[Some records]
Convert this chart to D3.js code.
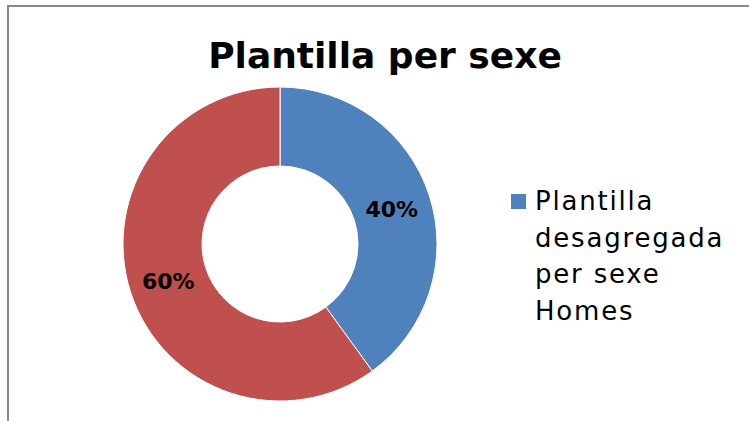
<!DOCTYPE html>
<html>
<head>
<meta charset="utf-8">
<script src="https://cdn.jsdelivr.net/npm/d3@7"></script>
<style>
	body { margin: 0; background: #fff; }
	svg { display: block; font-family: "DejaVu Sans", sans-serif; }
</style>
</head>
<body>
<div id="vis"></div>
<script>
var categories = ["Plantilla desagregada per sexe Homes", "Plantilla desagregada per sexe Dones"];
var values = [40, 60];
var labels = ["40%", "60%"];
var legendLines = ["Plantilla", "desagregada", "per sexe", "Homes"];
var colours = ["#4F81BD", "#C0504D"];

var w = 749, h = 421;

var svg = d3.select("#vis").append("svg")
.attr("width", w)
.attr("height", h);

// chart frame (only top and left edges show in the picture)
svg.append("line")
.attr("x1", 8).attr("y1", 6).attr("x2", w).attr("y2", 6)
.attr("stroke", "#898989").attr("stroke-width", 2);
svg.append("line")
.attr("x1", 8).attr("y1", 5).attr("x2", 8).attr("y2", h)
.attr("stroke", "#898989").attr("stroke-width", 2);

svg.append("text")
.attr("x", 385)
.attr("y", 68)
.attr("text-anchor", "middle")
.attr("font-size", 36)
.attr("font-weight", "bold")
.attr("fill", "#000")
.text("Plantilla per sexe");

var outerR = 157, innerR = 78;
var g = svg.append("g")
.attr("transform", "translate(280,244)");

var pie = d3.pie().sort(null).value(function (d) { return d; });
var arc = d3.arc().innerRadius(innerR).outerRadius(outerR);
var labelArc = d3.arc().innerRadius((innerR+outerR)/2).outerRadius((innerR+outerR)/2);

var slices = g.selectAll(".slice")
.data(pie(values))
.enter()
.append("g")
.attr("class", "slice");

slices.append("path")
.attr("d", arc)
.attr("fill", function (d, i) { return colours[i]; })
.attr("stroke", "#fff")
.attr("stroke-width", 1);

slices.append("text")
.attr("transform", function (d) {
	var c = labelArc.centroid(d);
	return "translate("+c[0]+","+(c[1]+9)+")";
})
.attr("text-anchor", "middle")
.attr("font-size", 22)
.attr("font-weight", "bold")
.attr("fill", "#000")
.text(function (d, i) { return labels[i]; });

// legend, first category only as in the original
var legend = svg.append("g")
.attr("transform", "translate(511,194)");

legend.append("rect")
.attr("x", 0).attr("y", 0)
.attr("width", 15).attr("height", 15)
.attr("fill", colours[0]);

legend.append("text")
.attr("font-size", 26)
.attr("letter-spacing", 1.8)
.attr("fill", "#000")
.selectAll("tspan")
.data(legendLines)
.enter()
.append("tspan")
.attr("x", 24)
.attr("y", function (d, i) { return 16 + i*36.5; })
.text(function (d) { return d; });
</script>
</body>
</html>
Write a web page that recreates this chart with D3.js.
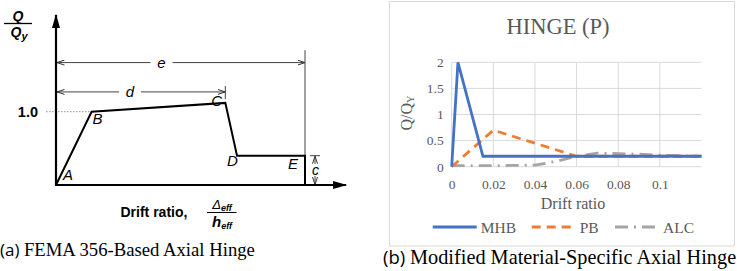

(Exercise description):
Copy out all the records exactly, excluding pictures.

(Exercise solution):
Convert this chart to D3.js code.
<!DOCTYPE html>
<html>
<head>
<meta charset="utf-8">
<script src="https://cdn.jsdelivr.net/npm/d3@7"></script>
<style>
	body { margin: 0; background: #fff; }
	svg { display: block; font-family: "DejaVu Sans", sans-serif; }
</style>
</head>
<body>
<div id="vis"></div>
<script>
var categories = ["Plantilla desagregada per sexe Homes", "Plantilla desagregada per sexe Dones"];
var values = [40, 60];
var labels = ["40%", "60%"];
var legendLines = ["Plantilla", "desagregada", "per sexe", "Homes"];
var colours = ["#4F81BD", "#C0504D"];

var w = 749, h = 421;

var svg = d3.select("#vis").append("svg")
.attr("width", w)
.attr("height", h);

// chart frame (only top and left edges show in the picture)
svg.append("line")
.attr("x1", 8).attr("y1", 6).attr("x2", w).attr("y2", 6)
.attr("stroke", "#898989").attr("stroke-width", 2);
svg.append("line")
.attr("x1", 8).attr("y1", 5).attr("x2", 8).attr("y2", h)
.attr("stroke", "#898989").attr("stroke-width", 2);

svg.append("text")
.attr("x", 385)
.attr("y", 68)
.attr("text-anchor", "middle")
.attr("font-size", 36)
.attr("font-weight", "bold")
.attr("fill", "#000")
.text("Plantilla per sexe");

var outerR = 157, innerR = 78;
var g = svg.append("g")
.attr("transform", "translate(280,244)");

var pie = d3.pie().sort(null).value(function (d) { return d; });
var arc = d3.arc().innerRadius(innerR).outerRadius(outerR);
var labelArc = d3.arc().innerRadius((innerR+outerR)/2).outerRadius((innerR+outerR)/2);

var slices = g.selectAll(".slice")
.data(pie(values))
.enter()
.append("g")
.attr("class", "slice");

slices.append("path")
.attr("d", arc)
.attr("fill", function (d, i) { return colours[i]; })
.attr("stroke", "#fff")
.attr("stroke-width", 1);

slices.append("text")
.attr("transform", function (d) {
	var c = labelArc.centroid(d);
	return "translate("+c[0]+","+(c[1]+9)+")";
})
.attr("text-anchor", "middle")
.attr("font-size", 22)
.attr("font-weight", "bold")
.attr("fill", "#000")
.text(function (d, i) { return labels[i]; });

// legend, first category only as in the original
var legend = svg.append("g")
.attr("transform", "translate(511,194)");

legend.append("rect")
.attr("x", 0).attr("y", 0)
.attr("width", 15).attr("height", 15)
.attr("fill", colours[0]);

legend.append("text")
.attr("font-size", 26)
.attr("letter-spacing", 1.8)
.attr("fill", "#000")
.selectAll("tspan")
.data(legendLines)
.enter()
.append("tspan")
.attr("x", 24)
.attr("y", function (d, i) { return 16 + i*36.5; })
.text(function (d) { return d; });
</script>
</body>
</html>
Write a web page that recreates this chart with D3.js.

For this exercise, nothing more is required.